## Information shown
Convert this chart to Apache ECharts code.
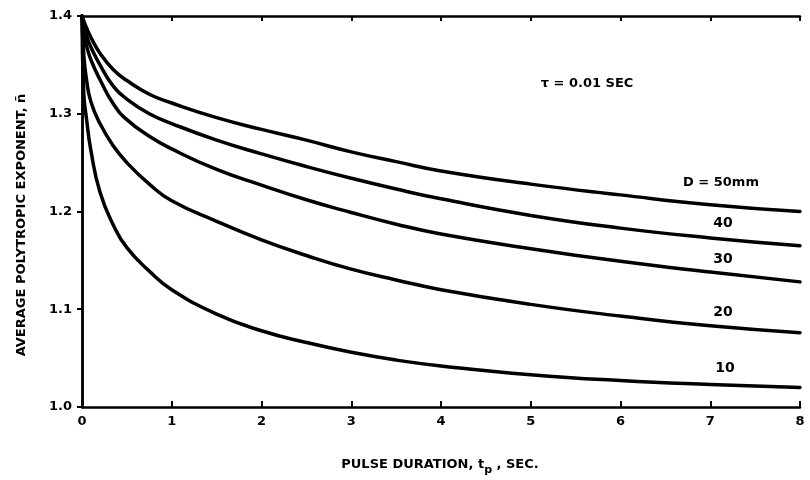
<!DOCTYPE html>
<html><head><meta charset="utf-8">
<script src="https://cdn.jsdelivr.net/npm/echarts@6/dist/echarts.min.js"></script>
<style>html,body{margin:0;padding:0;background:#fff}#c{width:810px;height:480px}</style>
</head><body><div id="c"></div>
<script>
// Pulse duration t_p (sec)
const tp  = [0, 0.02, 0.05, 0.1, 0.2, 0.35, 0.5, 0.75, 1, 1.5, 2, 2.5, 3, 3.5, 4, 5, 6, 7, 8];
// Average polytropic exponent for each diameter D
const n10 = [1.40, 1.320, 1.295, 1.262, 1.220, 1.186, 1.163, 1.139, 1.120, 1.095, 1.078, 1.066, 1.056, 1.048, 1.042, 1.033, 1.027, 1.023, 1.020];
const n20 = [1.40, 1.360, 1.335, 1.312, 1.290, 1.267, 1.250, 1.228, 1.211, 1.190, 1.171, 1.155, 1.141, 1.130, 1.120, 1.105, 1.093, 1.083, 1.076];
const n30 = [1.40, 1.385, 1.370, 1.355, 1.335, 1.310, 1.294, 1.277, 1.264, 1.243, 1.227, 1.212, 1.199, 1.187, 1.177, 1.162, 1.149, 1.138, 1.128];
const n40 = [1.40, 1.390, 1.380, 1.368, 1.350, 1.328, 1.315, 1.300, 1.290, 1.273, 1.259, 1.246, 1.234, 1.223, 1.213, 1.196, 1.183, 1.173, 1.165];
const n50 = [1.40, 1.395, 1.388, 1.378, 1.362, 1.345, 1.334, 1.320, 1.311, 1.296, 1.284, 1.273, 1.261, 1.251, 1.2415, 1.228, 1.217, 1.207, 1.200];
const curveLabels = ['10', '20', '30', '40', 'D = 50mm'];
const xTickLabels = ['0','1','2','3','4','5','6','7','8'];
const yTickLabels = ['1.0','1.1','1.2','1.3','1.4'];
const tauNote = 'τ = 0.01 SEC';

const allN = [n10, n20, n30, n40, n50];
const FONT = 'DejaVu Sans';
const chart = echarts.init(document.getElementById('c'));

const series = allN.map((arr, i) => ({
  type: 'line',
  name: curveLabels[i],
  data: tp.map((t, k) => [t, arr[k]]),
  smooth: 0.5,
  showSymbol: false,
  lineStyle: { color: '#000', width: 3.5, join: 'round', cap: 'round' },
  animation: false
}));

const axisCommon = {
  axisLine: { show: true, lineStyle: { color: '#000', width: 2.5 } },
  splitLine: { show: false }
};

chart.setOption({
  backgroundColor: '#fff',
  animation: false,
  grid: { left: 82, right: 10, top: 16, bottom: 73, show: false },
  xAxis: [
    Object.assign({
      type: 'value', min: 0, max: 8, interval: 1, position: 'bottom',
      axisTick: { show: true, inside: true, length: 6, lineStyle: { color: '#000', width: 2 } },
      axisLabel: { color: '#000', fontFamily: FONT, fontWeight: 'bold', fontSize: 13, margin: 8,
        formatter: v => xTickLabels[Math.round(v)] }
    }, axisCommon),
    Object.assign({
      type: 'value', min: 0, max: 8, interval: 1, position: 'top',
      axisTick: { show: true, inside: true, length: 5, lineStyle: { color: '#000', width: 2 } },
      axisLabel: { show: false }
    }, axisCommon)
  ],
  yAxis: [
    Object.assign({
      type: 'value', min: 1.0, max: 1.4, interval: 0.1, position: 'left',
      axisTick: { show: true, inside: false, length: 4, lineStyle: { color: '#000', width: 2 } },
      axisLabel: { color: '#000', fontFamily: FONT, fontWeight: 'bold', fontSize: 13, margin: 10,
        formatter: v => yTickLabels[Math.round((v - 1.0) * 10)] }
    }, axisCommon),
    Object.assign({
      type: 'value', min: 1.0, max: 1.4, interval: 0.1, position: 'right',
      axisTick: { show: true, inside: true, length: 5, lineStyle: { color: '#000', width: 2 } },
      axisLabel: { show: false }
    }, axisCommon)
  ],
  series: series,
  graphic: [
    { type: 'text', x: 22, y: 225, rotation: Math.PI / 2,
      style: { text: 'AVERAGE POLYTROPIC EXPONENT, n̄', fill: '#000', font: 'bold 13px ' + FONT,
        align: 'center', verticalAlign: 'middle' } },
    { type: 'text', x: 440, y: 465,
      style: { text: 'PULSE DURATION, t{sub|p} , SEC.', fill: '#000', font: 'bold 13px ' + FONT,
        align: 'center', verticalAlign: 'middle',
        rich: { sub: { fontSize: 11, fontWeight: 'bold', fontFamily: FONT, padding: [11, 0, 0, 0] } } } },
    { type: 'text', x: 587, y: 84,
      style: { text: tauNote, fill: '#000', font: 'bold 13px ' + FONT, align: 'center', verticalAlign: 'middle' } },
    { type: 'text', x: 721, y: 183,
      style: { text: curveLabels[4], fill: '#000', font: 'bold 13px ' + FONT, align: 'center', verticalAlign: 'middle' } },
    { type: 'text', x: 723, y: 223,
      style: { text: curveLabels[3], fill: '#000', font: 'bold 14px ' + FONT, align: 'center', verticalAlign: 'middle' } },
    { type: 'text', x: 723, y: 259,
      style: { text: curveLabels[2], fill: '#000', font: 'bold 14px ' + FONT, align: 'center', verticalAlign: 'middle' } },
    { type: 'text', x: 723, y: 312,
      style: { text: curveLabels[1], fill: '#000', font: 'bold 14px ' + FONT, align: 'center', verticalAlign: 'middle' } },
    { type: 'text', x: 725, y: 368,
      style: { text: curveLabels[0], fill: '#000', font: 'bold 14px ' + FONT, align: 'center', verticalAlign: 'middle' } }
  ]
});
</script>
</body></html>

## Exercise instructions
Copy out all of the material exactly as written, without its pictures.

## Expected answer
Convert this chart to Apache ECharts code.
<!DOCTYPE html>
<html><head><meta charset="utf-8">
<script src="https://cdn.jsdelivr.net/npm/echarts@6/dist/echarts.min.js"></script>
<style>html,body{margin:0;padding:0;background:#fff}#c{width:810px;height:480px}</style>
</head><body><div id="c"></div>
<script>
// Pulse duration t_p (sec)
const tp  = [0, 0.02, 0.05, 0.1, 0.2, 0.35, 0.5, 0.75, 1, 1.5, 2, 2.5, 3, 3.5, 4, 5, 6, 7, 8];
// Average polytropic exponent for each diameter D
const n10 = [1.40, 1.320, 1.295, 1.262, 1.220, 1.186, 1.163, 1.139, 1.120, 1.095, 1.078, 1.066, 1.056, 1.048, 1.042, 1.033, 1.027, 1.023, 1.020];
const n20 = [1.40, 1.360, 1.335, 1.312, 1.290, 1.267, 1.250, 1.228, 1.211, 1.190, 1.171, 1.155, 1.141, 1.130, 1.120, 1.105, 1.093, 1.083, 1.076];
const n30 = [1.40, 1.385, 1.370, 1.355, 1.335, 1.310, 1.294, 1.277, 1.264, 1.243, 1.227, 1.212, 1.199, 1.187, 1.177, 1.162, 1.149, 1.138, 1.128];
const n40 = [1.40, 1.390, 1.380, 1.368, 1.350, 1.328, 1.315, 1.300, 1.290, 1.273, 1.259, 1.246, 1.234, 1.223, 1.213, 1.196, 1.183, 1.173, 1.165];
const n50 = [1.40, 1.395, 1.388, 1.378, 1.362, 1.345, 1.334, 1.320, 1.311, 1.296, 1.284, 1.273, 1.261, 1.251, 1.2415, 1.228, 1.217, 1.207, 1.200];
const curveLabels = ['10', '20', '30', '40', 'D = 50mm'];
const xTickLabels = ['0','1','2','3','4','5','6','7','8'];
const yTickLabels = ['1.0','1.1','1.2','1.3','1.4'];
const tauNote = 'τ = 0.01 SEC';

const allN = [n10, n20, n30, n40, n50];
const FONT = 'DejaVu Sans';
const chart = echarts.init(document.getElementById('c'));

const series = allN.map((arr, i) => ({
  type: 'line',
  name: curveLabels[i],
  data: tp.map((t, k) => [t, arr[k]]),
  smooth: 0.5,
  showSymbol: false,
  lineStyle: { color: '#000', width: 3.5, join: 'round', cap: 'round' },
  animation: false
}));

const axisCommon = {
  axisLine: { show: true, lineStyle: { color: '#000', width: 2.5 } },
  splitLine: { show: false }
};

chart.setOption({
  backgroundColor: '#fff',
  animation: false,
  grid: { left: 82, right: 10, top: 16, bottom: 73, show: false },
  xAxis: [
    Object.assign({
      type: 'value', min: 0, max: 8, interval: 1, position: 'bottom',
      axisTick: { show: true, inside: true, length: 6, lineStyle: { color: '#000', width: 2 } },
      axisLabel: { color: '#000', fontFamily: FONT, fontWeight: 'bold', fontSize: 13, margin: 8,
        formatter: v => xTickLabels[Math.round(v)] }
    }, axisCommon),
    Object.assign({
      type: 'value', min: 0, max: 8, interval: 1, position: 'top',
      axisTick: { show: true, inside: true, length: 5, lineStyle: { color: '#000', width: 2 } },
      axisLabel: { show: false }
    }, axisCommon)
  ],
  yAxis: [
    Object.assign({
      type: 'value', min: 1.0, max: 1.4, interval: 0.1, position: 'left',
      axisTick: { show: true, inside: false, length: 4, lineStyle: { color: '#000', width: 2 } },
      axisLabel: { color: '#000', fontFamily: FONT, fontWeight: 'bold', fontSize: 13, margin: 10,
        formatter: v => yTickLabels[Math.round((v - 1.0) * 10)] }
    }, axisCommon),
    Object.assign({
      type: 'value', min: 1.0, max: 1.4, interval: 0.1, position: 'right',
      axisTick: { show: true, inside: true, length: 5, lineStyle: { color: '#000', width: 2 } },
      axisLabel: { show: false }
    }, axisCommon)
  ],
  series: series,
  graphic: [
    { type: 'text', x: 22, y: 225, rotation: Math.PI / 2,
      style: { text: 'AVERAGE POLYTROPIC EXPONENT, n̄', fill: '#000', font: 'bold 13px ' + FONT,
        align: 'center', verticalAlign: 'middle' } },
    { type: 'text', x: 440, y: 465,
      style: { text: 'PULSE DURATION, t{sub|p} , SEC.', fill: '#000', font: 'bold 13px ' + FONT,
        align: 'center', verticalAlign: 'middle',
        rich: { sub: { fontSize: 11, fontWeight: 'bold', fontFamily: FONT, padding: [11, 0, 0, 0] } } } },
    { type: 'text', x: 587, y: 84,
      style: { text: tauNote, fill: '#000', font: 'bold 13px ' + FONT, align: 'center', verticalAlign: 'middle' } },
    { type: 'text', x: 721, y: 183,
      style: { text: curveLabels[4], fill: '#000', font: 'bold 13px ' + FONT, align: 'center', verticalAlign: 'middle' } },
    { type: 'text', x: 723, y: 223,
      style: { text: curveLabels[3], fill: '#000', font: 'bold 14px ' + FONT, align: 'center', verticalAlign: 'middle' } },
    { type: 'text', x: 723, y: 259,
      style: { text: curveLabels[2], fill: '#000', font: 'bold 14px ' + FONT, align: 'center', verticalAlign: 'middle' } },
    { type: 'text', x: 723, y: 312,
      style: { text: curveLabels[1], fill: '#000', font: 'bold 14px ' + FONT, align: 'center', verticalAlign: 'middle' } },
    { type: 'text', x: 725, y: 368,
      style: { text: curveLabels[0], fill: '#000', font: 'bold 14px ' + FONT, align: 'center', verticalAlign: 'middle' } }
  ]
});
</script>
</body></html>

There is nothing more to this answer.